### PROBLEM TO WORK ON
Restate the data word for word and leave the images out.

### COLLECTED MATERIAL

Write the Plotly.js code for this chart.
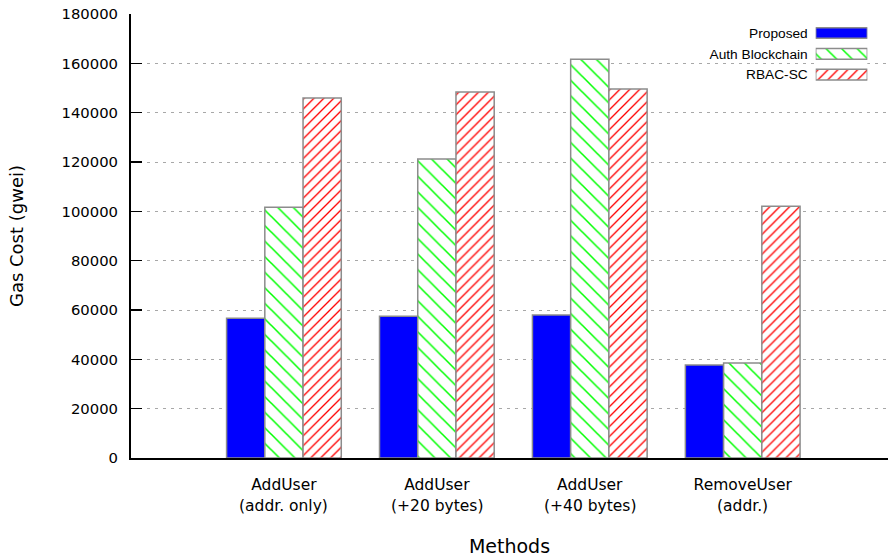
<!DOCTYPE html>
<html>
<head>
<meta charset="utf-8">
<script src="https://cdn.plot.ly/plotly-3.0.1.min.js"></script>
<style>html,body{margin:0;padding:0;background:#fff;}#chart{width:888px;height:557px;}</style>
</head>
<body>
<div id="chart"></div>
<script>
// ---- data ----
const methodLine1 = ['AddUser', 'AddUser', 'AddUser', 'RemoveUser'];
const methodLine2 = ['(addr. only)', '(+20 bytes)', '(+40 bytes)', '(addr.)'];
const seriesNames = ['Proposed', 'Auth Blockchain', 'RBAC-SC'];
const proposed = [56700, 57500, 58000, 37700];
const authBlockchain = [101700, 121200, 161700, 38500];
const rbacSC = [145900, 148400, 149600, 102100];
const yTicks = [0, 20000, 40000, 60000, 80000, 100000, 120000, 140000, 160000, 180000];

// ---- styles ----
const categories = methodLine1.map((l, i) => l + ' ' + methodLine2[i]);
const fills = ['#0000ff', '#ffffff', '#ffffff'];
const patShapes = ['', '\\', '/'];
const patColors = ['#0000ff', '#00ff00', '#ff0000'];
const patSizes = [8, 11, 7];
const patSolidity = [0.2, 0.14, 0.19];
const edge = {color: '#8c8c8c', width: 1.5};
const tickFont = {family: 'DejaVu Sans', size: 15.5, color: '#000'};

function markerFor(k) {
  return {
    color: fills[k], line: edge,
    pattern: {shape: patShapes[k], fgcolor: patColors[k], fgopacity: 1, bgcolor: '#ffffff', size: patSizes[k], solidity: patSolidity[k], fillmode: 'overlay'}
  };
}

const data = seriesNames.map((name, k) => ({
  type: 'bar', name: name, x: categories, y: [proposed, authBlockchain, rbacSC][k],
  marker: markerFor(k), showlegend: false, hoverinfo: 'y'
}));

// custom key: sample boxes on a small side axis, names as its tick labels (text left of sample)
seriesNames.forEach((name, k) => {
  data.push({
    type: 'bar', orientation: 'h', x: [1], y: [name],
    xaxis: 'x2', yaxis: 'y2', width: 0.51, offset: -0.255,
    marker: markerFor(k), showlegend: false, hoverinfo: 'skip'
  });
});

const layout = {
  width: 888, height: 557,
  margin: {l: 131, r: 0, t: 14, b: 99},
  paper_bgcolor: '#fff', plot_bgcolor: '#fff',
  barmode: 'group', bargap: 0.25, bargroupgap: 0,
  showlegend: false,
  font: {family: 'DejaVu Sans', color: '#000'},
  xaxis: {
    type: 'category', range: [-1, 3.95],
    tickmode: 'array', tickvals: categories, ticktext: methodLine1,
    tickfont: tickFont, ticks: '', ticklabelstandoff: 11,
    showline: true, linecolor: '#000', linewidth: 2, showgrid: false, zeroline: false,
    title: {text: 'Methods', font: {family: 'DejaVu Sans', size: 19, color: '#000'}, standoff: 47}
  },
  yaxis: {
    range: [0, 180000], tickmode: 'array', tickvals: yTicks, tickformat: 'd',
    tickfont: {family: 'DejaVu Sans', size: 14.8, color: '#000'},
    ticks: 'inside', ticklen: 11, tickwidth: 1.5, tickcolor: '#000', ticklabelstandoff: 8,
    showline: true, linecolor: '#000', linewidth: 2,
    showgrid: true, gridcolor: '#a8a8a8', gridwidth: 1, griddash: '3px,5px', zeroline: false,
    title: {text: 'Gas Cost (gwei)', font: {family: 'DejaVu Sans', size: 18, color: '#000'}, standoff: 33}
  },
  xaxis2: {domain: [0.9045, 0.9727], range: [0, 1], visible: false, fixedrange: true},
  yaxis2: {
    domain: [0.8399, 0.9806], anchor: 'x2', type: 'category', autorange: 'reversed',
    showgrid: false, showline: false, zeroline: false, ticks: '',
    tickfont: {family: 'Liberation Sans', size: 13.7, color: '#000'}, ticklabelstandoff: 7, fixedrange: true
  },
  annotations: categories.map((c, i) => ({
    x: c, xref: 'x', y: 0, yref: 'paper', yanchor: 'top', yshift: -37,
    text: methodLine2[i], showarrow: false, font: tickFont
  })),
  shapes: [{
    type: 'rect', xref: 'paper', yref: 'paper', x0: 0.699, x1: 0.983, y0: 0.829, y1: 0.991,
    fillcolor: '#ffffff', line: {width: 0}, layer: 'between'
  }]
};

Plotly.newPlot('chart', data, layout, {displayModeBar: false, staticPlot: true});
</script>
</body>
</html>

### THE ANSWER
Write the Plotly.js code for this chart.
<!DOCTYPE html>
<html>
<head>
<meta charset="utf-8">
<script src="https://cdn.plot.ly/plotly-3.0.1.min.js"></script>
<style>html,body{margin:0;padding:0;background:#fff;}#chart{width:888px;height:557px;}</style>
</head>
<body>
<div id="chart"></div>
<script>
// ---- data ----
const methodLine1 = ['AddUser', 'AddUser', 'AddUser', 'RemoveUser'];
const methodLine2 = ['(addr. only)', '(+20 bytes)', '(+40 bytes)', '(addr.)'];
const seriesNames = ['Proposed', 'Auth Blockchain', 'RBAC-SC'];
const proposed = [56700, 57500, 58000, 37700];
const authBlockchain = [101700, 121200, 161700, 38500];
const rbacSC = [145900, 148400, 149600, 102100];
const yTicks = [0, 20000, 40000, 60000, 80000, 100000, 120000, 140000, 160000, 180000];

// ---- styles ----
const categories = methodLine1.map((l, i) => l + ' ' + methodLine2[i]);
const fills = ['#0000ff', '#ffffff', '#ffffff'];
const patShapes = ['', '\\', '/'];
const patColors = ['#0000ff', '#00ff00', '#ff0000'];
const patSizes = [8, 11, 7];
const patSolidity = [0.2, 0.14, 0.19];
const edge = {color: '#8c8c8c', width: 1.5};
const tickFont = {family: 'DejaVu Sans', size: 15.5, color: '#000'};

function markerFor(k) {
  return {
    color: fills[k], line: edge,
    pattern: {shape: patShapes[k], fgcolor: patColors[k], fgopacity: 1, bgcolor: '#ffffff', size: patSizes[k], solidity: patSolidity[k], fillmode: 'overlay'}
  };
}

const data = seriesNames.map((name, k) => ({
  type: 'bar', name: name, x: categories, y: [proposed, authBlockchain, rbacSC][k],
  marker: markerFor(k), showlegend: false, hoverinfo: 'y'
}));

// custom key: sample boxes on a small side axis, names as its tick labels (text left of sample)
seriesNames.forEach((name, k) => {
  data.push({
    type: 'bar', orientation: 'h', x: [1], y: [name],
    xaxis: 'x2', yaxis: 'y2', width: 0.51, offset: -0.255,
    marker: markerFor(k), showlegend: false, hoverinfo: 'skip'
  });
});

const layout = {
  width: 888, height: 557,
  margin: {l: 131, r: 0, t: 14, b: 99},
  paper_bgcolor: '#fff', plot_bgcolor: '#fff',
  barmode: 'group', bargap: 0.25, bargroupgap: 0,
  showlegend: false,
  font: {family: 'DejaVu Sans', color: '#000'},
  xaxis: {
    type: 'category', range: [-1, 3.95],
    tickmode: 'array', tickvals: categories, ticktext: methodLine1,
    tickfont: tickFont, ticks: '', ticklabelstandoff: 11,
    showline: true, linecolor: '#000', linewidth: 2, showgrid: false, zeroline: false,
    title: {text: 'Methods', font: {family: 'DejaVu Sans', size: 19, color: '#000'}, standoff: 47}
  },
  yaxis: {
    range: [0, 180000], tickmode: 'array', tickvals: yTicks, tickformat: 'd',
    tickfont: {family: 'DejaVu Sans', size: 14.8, color: '#000'},
    ticks: 'inside', ticklen: 11, tickwidth: 1.5, tickcolor: '#000', ticklabelstandoff: 8,
    showline: true, linecolor: '#000', linewidth: 2,
    showgrid: true, gridcolor: '#a8a8a8', gridwidth: 1, griddash: '3px,5px', zeroline: false,
    title: {text: 'Gas Cost (gwei)', font: {family: 'DejaVu Sans', size: 18, color: '#000'}, standoff: 33}
  },
  xaxis2: {domain: [0.9045, 0.9727], range: [0, 1], visible: false, fixedrange: true},
  yaxis2: {
    domain: [0.8399, 0.9806], anchor: 'x2', type: 'category', autorange: 'reversed',
    showgrid: false, showline: false, zeroline: false, ticks: '',
    tickfont: {family: 'Liberation Sans', size: 13.7, color: '#000'}, ticklabelstandoff: 7, fixedrange: true
  },
  annotations: categories.map((c, i) => ({
    x: c, xref: 'x', y: 0, yref: 'paper', yanchor: 'top', yshift: -37,
    text: methodLine2[i], showarrow: false, font: tickFont
  })),
  shapes: [{
    type: 'rect', xref: 'paper', yref: 'paper', x0: 0.699, x1: 0.983, y0: 0.829, y1: 0.991,
    fillcolor: '#ffffff', line: {width: 0}, layer: 'between'
  }]
};

Plotly.newPlot('chart', data, layout, {displayModeBar: false, staticPlot: true});
</script>
</body>
</html>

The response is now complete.